(WORK INSTRUCTIONS)
Start at the top of the records and, please, print each line exactly through the line that contains "-- (415,513) -- (387,540)", leaving out all pictures.

(DATA FOR THIS EXERCISE)
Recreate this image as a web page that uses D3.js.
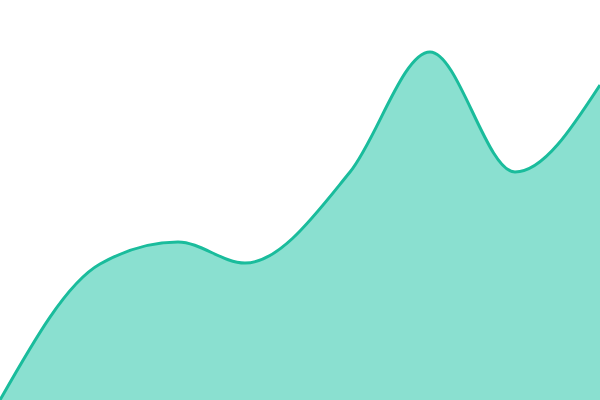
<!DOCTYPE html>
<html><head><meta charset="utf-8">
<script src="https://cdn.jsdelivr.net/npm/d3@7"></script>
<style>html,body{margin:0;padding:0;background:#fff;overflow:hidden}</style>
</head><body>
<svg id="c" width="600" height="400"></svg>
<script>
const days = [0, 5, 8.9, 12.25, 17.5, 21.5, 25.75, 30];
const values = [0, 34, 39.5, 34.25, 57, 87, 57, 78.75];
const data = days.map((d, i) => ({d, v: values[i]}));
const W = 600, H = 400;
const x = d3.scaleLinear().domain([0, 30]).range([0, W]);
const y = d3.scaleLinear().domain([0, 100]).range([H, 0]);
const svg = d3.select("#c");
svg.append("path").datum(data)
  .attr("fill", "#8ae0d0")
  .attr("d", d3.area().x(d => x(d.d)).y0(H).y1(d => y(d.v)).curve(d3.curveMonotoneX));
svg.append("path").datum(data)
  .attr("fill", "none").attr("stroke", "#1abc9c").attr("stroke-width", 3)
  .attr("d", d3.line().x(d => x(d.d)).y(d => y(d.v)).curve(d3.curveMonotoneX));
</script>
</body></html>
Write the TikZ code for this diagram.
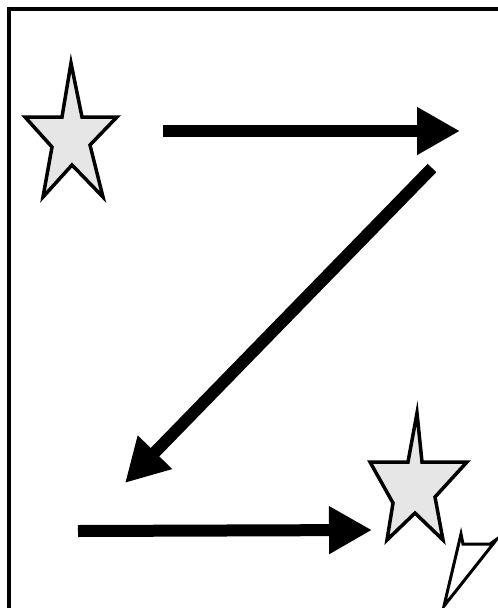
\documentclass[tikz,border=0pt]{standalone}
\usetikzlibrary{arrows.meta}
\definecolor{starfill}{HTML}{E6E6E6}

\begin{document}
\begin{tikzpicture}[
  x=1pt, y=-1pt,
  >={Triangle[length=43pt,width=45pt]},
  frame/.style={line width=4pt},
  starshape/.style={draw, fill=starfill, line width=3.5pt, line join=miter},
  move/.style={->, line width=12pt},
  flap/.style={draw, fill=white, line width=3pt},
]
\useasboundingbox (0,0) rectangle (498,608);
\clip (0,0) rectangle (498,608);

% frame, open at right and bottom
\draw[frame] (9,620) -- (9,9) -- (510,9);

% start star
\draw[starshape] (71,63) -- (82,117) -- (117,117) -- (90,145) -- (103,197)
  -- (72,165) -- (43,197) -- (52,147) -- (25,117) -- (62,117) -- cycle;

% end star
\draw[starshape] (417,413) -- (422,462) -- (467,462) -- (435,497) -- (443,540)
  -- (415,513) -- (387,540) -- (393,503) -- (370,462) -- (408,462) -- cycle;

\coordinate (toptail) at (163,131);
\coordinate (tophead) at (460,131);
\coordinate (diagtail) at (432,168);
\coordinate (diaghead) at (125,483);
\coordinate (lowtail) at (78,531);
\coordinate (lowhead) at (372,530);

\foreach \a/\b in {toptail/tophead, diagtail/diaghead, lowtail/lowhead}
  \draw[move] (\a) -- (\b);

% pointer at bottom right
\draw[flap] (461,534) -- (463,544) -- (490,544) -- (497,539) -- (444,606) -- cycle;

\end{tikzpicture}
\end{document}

(RESPONSE TO THE TASK)
Recreate this image as a web page that uses D3.js.
<!DOCTYPE html>
<html><head><meta charset="utf-8">
<script src="https://cdn.jsdelivr.net/npm/d3@7"></script>
<style>html,body{margin:0;padding:0;background:#fff;overflow:hidden}</style>
</head><body>
<svg id="c" width="600" height="400"></svg>
<script>
const days = [0, 5, 8.9, 12.25, 17.5, 21.5, 25.75, 30];
const values = [0, 34, 39.5, 34.25, 57, 87, 57, 78.75];
const data = days.map((d, i) => ({d, v: values[i]}));
const W = 600, H = 400;
const x = d3.scaleLinear().domain([0, 30]).range([0, W]);
const y = d3.scaleLinear().domain([0, 100]).range([H, 0]);
const svg = d3.select("#c");
svg.append("path").datum(data)
  .attr("fill", "#8ae0d0")
  .attr("d", d3.area().x(d => x(d.d)).y0(H).y1(d => y(d.v)).curve(d3.curveMonotoneX));
svg.append("path").datum(data)
  .attr("fill", "none").attr("stroke", "#1abc9c").attr("stroke-width", 3)
  .attr("d", d3.line().x(d => x(d.d)).y(d => y(d.v)).curve(d3.curveMonotoneX));
</script>
</body></html>
Write the TikZ code for this diagram.
\documentclass[tikz,border=0pt]{standalone}
\usetikzlibrary{arrows.meta}
\definecolor{starfill}{HTML}{E6E6E6}

\begin{document}
\begin{tikzpicture}[
  x=1pt, y=-1pt,
  >={Triangle[length=43pt,width=45pt]},
  frame/.style={line width=4pt},
  starshape/.style={draw, fill=starfill, line width=3.5pt, line join=miter},
  move/.style={->, line width=12pt},
  flap/.style={draw, fill=white, line width=3pt},
]
\useasboundingbox (0,0) rectangle (498,608);
\clip (0,0) rectangle (498,608);

% frame, open at right and bottom
\draw[frame] (9,620) -- (9,9) -- (510,9);

% start star
\draw[starshape] (71,63) -- (82,117) -- (117,117) -- (90,145) -- (103,197)
  -- (72,165) -- (43,197) -- (52,147) -- (25,117) -- (62,117) -- cycle;

% end star
\draw[starshape] (417,413) -- (422,462) -- (467,462) -- (435,497) -- (443,540)
  -- (415,513) -- (387,540) -- (393,503) -- (370,462) -- (408,462) -- cycle;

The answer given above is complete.